By Jen Levins
Photo by Mike Dillon
Never let the words “I just learned this today so it might be a train wreck” escape your mouth while you’re on stage. NEVER.
Welcome to my open mic survival guide for the New Year. I’m guessing that a few of you have been slacking off as of late. Now you’ve made a resolution to get back on stage. Maybe you were gifted with gear over the holidays and need to show off your newly found skills . . . or toys. I’m not judging. At any rate, the chances are pretty good that I will run into you somewhere in the land of open mics. Let’s make sure that it goes well for both of us.
The first thing you need to do is figure out where to play. Some venues cater to bands; others don’t want to see an electric guitar carried through the door. Think about the music you play and then find a place where it would make sense to perform. Look up open mic calendars on the internet and talk to fellow musicians. Do whatever you can to avoid playing country tunes in a heavy metal bar. The crowd will turn against you. No one is good enough to pull that off.
I should confess that I am guilty of playing the wrong music for the venue and I really did know better. I was trying to impress a guy who happened to be in a band hosting the open mic. I played the only solo acoustic set in a bar full of rock bands. It’s the kind of place where everyone wears the same black t-shirt and the only food consists of wings and cheese fries. Everyone was polite, but I didn’t perform well. I didn’t have my usual confidence because I was in the wrong place. Learn from my mistakes. Somebody should.
Before you head off to this magical place where you will be allowed on stage, you need to do some prep work. Learn the house rules. I don’t know of any two open mics that are run the same way. If you walk into a family-friendly all-ages event, they will kick you out for dropping the f-bomb. If you are allotted two songs, don’t try to sneak in a third. If you only get 5 minutes on stage, don’t spend three of them talking about the five-minute song you are about to play. You also shouldn’t spend it trying to hook together five pedal boards and scratching your head because nothing is working right.
Once you know the rules, decide exactly what you will play, then practice. There are going to be a million distractions. The guitar solo you haven’t quite worked out or the lyrics you never memorized should not be amongst them.
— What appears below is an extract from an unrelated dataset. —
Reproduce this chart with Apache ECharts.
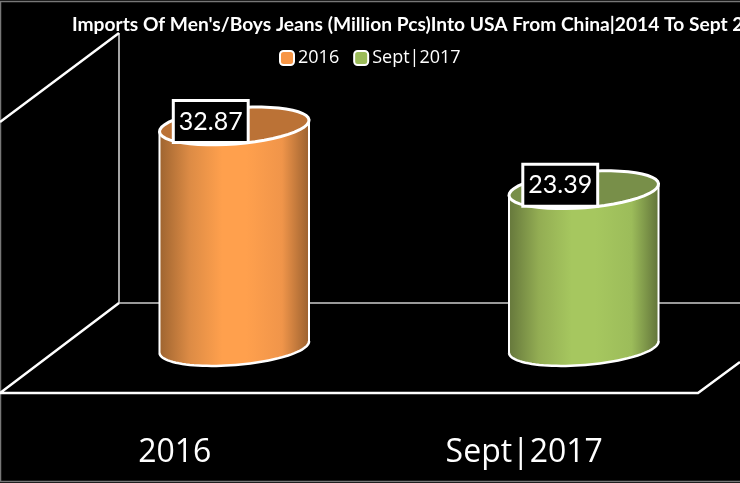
<!DOCTYPE html>
<html lang="en">
<head>
<meta charset="UTF-8" />
<title>Imports Of Men's/Boys Jeans</title>
<script src="https://cdn.jsdelivr.net/npm/echarts@6/dist/echarts.min.js"></script>
<style>
  html, body { margin: 0; padding: 0; background: #000; overflow: hidden; }
  #main { width: 740px; height: 483px; }
</style>
</head>
<body>
<div id="main"></div>
<script>
const titleText = "Imports Of Men's/Boys Jeans (Million Pcs)Into USA From China|2014 To Sept 2017";
const categories = ['2016', 'Sept|2017'];
const values2016 = [[0, 32.87]];
const valuesSept = [[1, 23.39]];

const titleFont = 'Lato, "Open Sans", sans-serif';
const labelFont = '"Open Sans", sans-serif';

// points along a tilted ellipse, from angle a0 to a1
function arc(cx, cy, rx, ry, tilt, a0, a1) {
    let pts = [];
    for (let i = 0; i <= 48; i++) {
        let a = a0 + (a1 - a0) * i / 48;
        let x = rx * Math.cos(a), y = ry * Math.sin(a);
        pts.push([cx + x * Math.cos(tilt) - y * Math.sin(tilt), cy + x * Math.sin(tilt) + y * Math.cos(tilt)]);
    }
    return pts;
}

function sideGradient(edgeL, midL, light, midR, edgeR) {
    return new echarts.graphic.LinearGradient(0, 0, 1, 0, [
        { offset: 0, color: edgeL },
        { offset: 0.2, color: midL },
        { offset: 0.42, color: light },
        { offset: 0.58, color: light },
        { offset: 0.82, color: midR },
        { offset: 1, color: edgeR }
    ]);
}

function cylinder(side, topColor) {
    return function (params, api) {
        let top = api.coord([api.value(0), api.value(1)]);
        let base = api.coord([api.value(0), 0]);
        let depth = 59.5;     // the bars stand further back than the front floor edge
        let cx = top[0] + depth;
        let rx = 75, ry = 18, tilt = -0.08;
        let front = arc(cx, base[1], rx, ry, tilt, 0, Math.PI);
        let topFront = arc(cx, top[1], rx, ry, tilt, Math.PI, 0);
        let white = { stroke: '#fff', lineWidth: 2.5, fill: null };
        let edge = { stroke: '#fff', lineWidth: 2, fill: null };
        return {
            type: 'group',
            children: [
                { type: 'polygon', shape: { points: front.concat(topFront) }, style: { fill: side, stroke: null } },
                { type: 'polygon', shape: { points: arc(cx, top[1], rx, ry, tilt, 0, Math.PI * 2) }, style: { fill: topColor, stroke: '#fff', lineWidth: 3 } },
                { type: 'polyline', shape: { points: front }, style: white },
                { type: 'line', shape: { x1: front[0][0], y1: top[1] + front[0][1] - base[1], x2: front[0][0], y2: front[0][1] }, style: edge },
                { type: 'line', shape: { x1: front[48][0], y1: top[1] + front[48][1] - base[1], x2: front[48][0], y2: front[48][1] }, style: edge },
                {
                    type: 'text',
                    z2: 10,
                    style: {
                        x: cx - 23.5, y: top[1] - 4.5,
                        text: api.value(1).toFixed(2),
                        fill: '#fff',
                        font: '25px Lato, sans-serif',
                        align: 'center', verticalAlign: 'middle',
                        backgroundColor: '#000',
                        borderColor: '#fff', borderWidth: 3,
                        padding: [7, 4, 7, 4]
                    }
                }
            ]
        };
    };
}

let myChart = echarts.init(document.getElementById('main'));
myChart.setOption({
    backgroundColor: '#000',
    animation: false,
    title: {
        text: titleText,
        left: 67, top: 10,
        textStyle: { color: '#fff', fontSize: 19.2, fontWeight: 'bold', fontFamily: titleFont }
    },
    legend: {
        top: 44, left: 274,
        itemWidth: 14, itemHeight: 14, itemGap: 14,
        icon: 'roundRect',
        textStyle: { color: '#fff', fontSize: 18, fontFamily: labelFont, padding: [0, 0, 0, -1] }
    },
    grid: { left: 0, right: 41, top: 78, bottom: 136 },
    xAxis: {
        type: 'category',
        data: categories,
        axisLine: { show: false },
        axisTick: { show: false },
        axisLabel: { color: '#fff', fontSize: 32, margin: 90, fontFamily: labelFont }
    },
    yAxis: { type: 'value', min: 0, max: 40, show: false },
    graphic: [
        // picture frame
        { type: 'rect', shape: { x: 0.5, y: 1.5, width: 760, height: 480 }, style: { stroke: '#777', lineWidth: 1.5, fill: null } },
        // wall and floor outline of the 3D box
        { type: 'line', shape: { x1: 119, y1: 33, x2: 119, y2: 303 }, style: { stroke: '#ddd', lineWidth: 1.5 } },
        { type: 'line', shape: { x1: 119, y1: 303, x2: 740, y2: 303 }, style: { stroke: '#ccc', lineWidth: 1.5 } },
        { type: 'polyline', shape: { points: [[0, 122], [119, 33]] }, style: { stroke: '#fff', lineWidth: 2.5, fill: null } },
        { type: 'polyline', shape: { points: [[119, 303], [0, 393], [698, 393], [740, 362]] }, style: { stroke: '#fff', lineWidth: 2.5, fill: null } }
    ],
    series: [
        {
            name: '2016', type: 'custom', data: values2016,
            itemStyle: { color: '#f79646', borderColor: '#fff', borderWidth: 3 },
            renderItem: cylinder(sideGradient('#9e6430', '#dc8b45', '#ffa04d', '#f0954a', '#9c6230'), '#bb7236')
        },
        {
            name: 'Sept|2017', type: 'custom', data: valuesSept,
            itemStyle: { color: '#9bbb59', borderColor: '#fff', borderWidth: 3 },
            renderItem: cylinder(sideGradient('#66783c', '#93ad53', '#a6c75f', '#9cbc5a', '#62743a'), '#788f49')
        }
    ]
});
</script>
</body>
</html>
Be prepared to start performing within 30 seconds of setting foot on stage. If you can’t get ready that quickly, simplify your set-up. Although I recommend a minimal approach, there are some supplies you should always have on hand. This includes extra strings, picks and batteries. Take an electronic tuner. I assure you that wherever you are, it will be too loud to tune by ear. You could step outside, but the change in temperature and humidity between the indoor and outdoor air can knock you tuning out completely. I recommend pre-tuning as soon as you get to the venue, giving your instrument time to adjust, and then re-tuning during the set of the person before you.
Now that you’ve arrived and are prepared, you need to fight your way onto the list. Hopefully not literally, but I am sincerely amazed that I have never seen the gloves thrown down in the line for the list. Your best shot is to get there early, but this still doesn’t guarantee a spot. Some venues will stay open until everyone has performed. Others must close by a certain time and will cut things short. Whatever slot you get, don’t complain about it. Just be happy that you are there. There is no good time or bad time if you have been preparing.
When it’s your turn, walk up to the stage like you mean it. Don’t hesitate or second guess yourself. This is exactly where you are supposed to be. Keep the chatter short and focus on the music. If you mess up, play through it and act like it never happened. Remember, no one is there to see you. The audience’s attention needs to be earned away from the friends, food, and booze. Open mics are often like families and are full of veteran performers who can mentor you. The only way in is to prove yourself by performing. There are few things in this world more glorious than quieting a room. When that happens, you’ve done everything right.